A lot of criteria can come into play if one is to rank the popularity of various sports worldwide – in general, the only thing that we can only all agree on is that Football (or Soccer) is in the lead.
That said, when it comes to individual sports, it is somewhat fair to say that Golf, Tennis and Formula 1 tend to come out on top when it comes to indicators like global viewership, prize money, media attention and commercial value.
Typically, one could therefore say that other sports should look into what these three sports are doing well and try to replicate it.
I would actually suggest that it is more interesting to focus on what they are not doing. Most significantly, they don’t – in contrary to the majority of individual sports – organise a standalone World Championship event, where all the best athletes compete for most important prestigious win.
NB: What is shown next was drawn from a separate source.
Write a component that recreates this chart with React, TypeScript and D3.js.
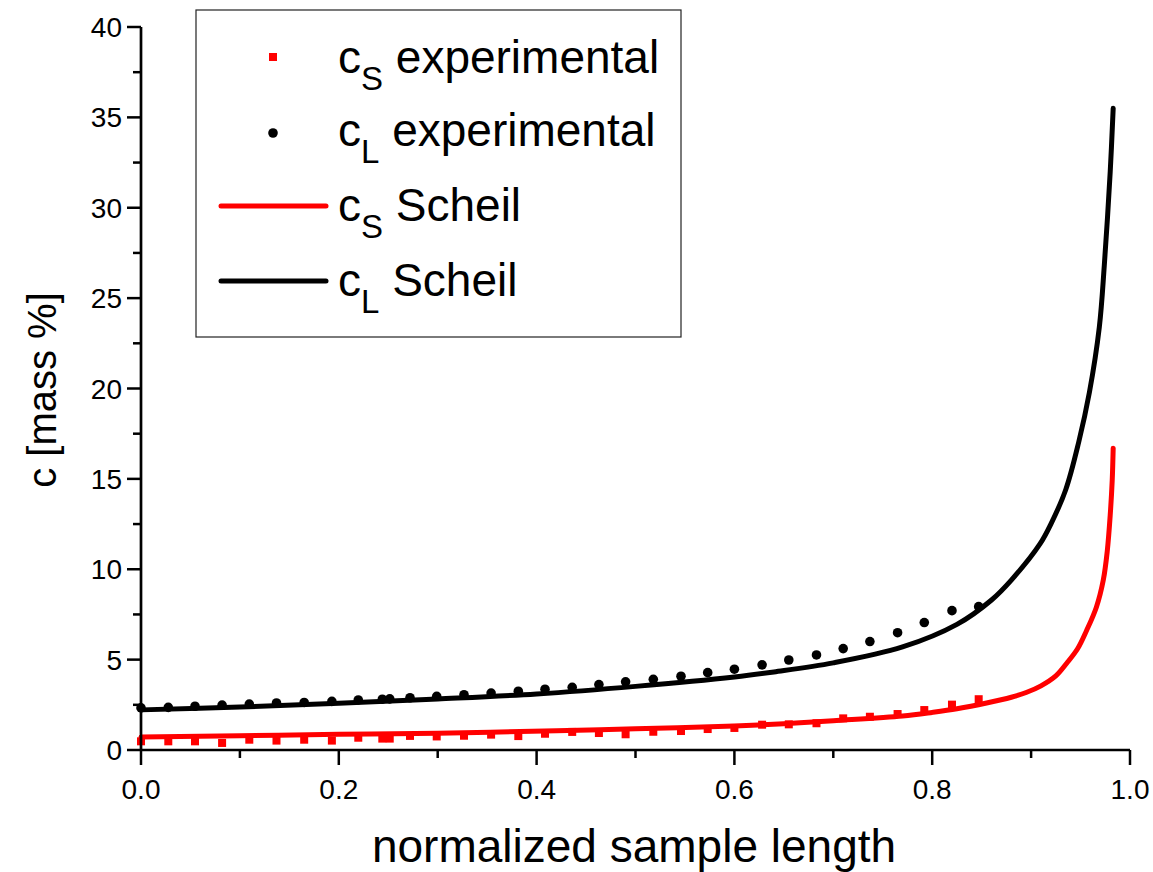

Rather, in Golf, Tennis and Formula 1, all resources and media attention are focused on an annual circuit of events or tournaments, often returning to same places each year. This not only creates a strong tradition and history, but also enables the organisers to improve year by year, meaning that repeated adjustments can be made to keep it all fresh and alive.
Imagine then if one of these three sports decided to throw in a ‘World Championship’ in the middle of these well-developed and highly valuable events. How about a Tennis World Championship held between Wimbledon and the US Open? Or a how about holding a World Championship event for F1 between the Monaco Grand Prix and Silverstone? Imagine the reactions from the athletes, the organisers of individual grands prix or grand slams, and the media at large. All would be talking about ‘cannibalism’ and how such events would dilute the other events and create unnecessary competition within the sport.
But this is actually exactly what most other individual sports are doing. Practically all the other individual sports are in various ways mixing an annual schedule of events – often called ‘World Cups’ – with an annual or biennial world or continental championship, where the same top athletes are competing in the same disciplines.
The argument has and continues to be made that a ‘World Championship’ event is more easily positioned as the top event of the year (or in most cases the two-year period). It can therefore generate substantial revenues, create unique attention and in general provide a big ‘splash’ for the sport in a very crowded and competitive sports event landscape.
That is all clear and understandable, but the fundamental strategic question here is whether a sports’ worldwide popularity is better boosted by one very big splash every one or two years, or – coming back to the success of Tennis, Golf and F1 – a fairly big splash every one or two months. The main point here is that it is very difficult, one could say impossible, to get both.
Strategy is about making choices. This includes making an – often very difficult – trade-off between two good options, which separately could be helpful in delivering value to the sport, but combined could be harmful to fully realising the full potential of each.
When the famous circus, the Cirque du Soleil, decided many years ago to drop the use of animals in their shows, most people thought this would be the end of it, because animals were the cornerstone of any circus. Well, it turned out not to be case and Cirque du Soleil is today by far the world’s most successful circus, with many other elements of the show, now attracting unique attention.
Are decision-makers within individual sports ready to make similar bold moves today?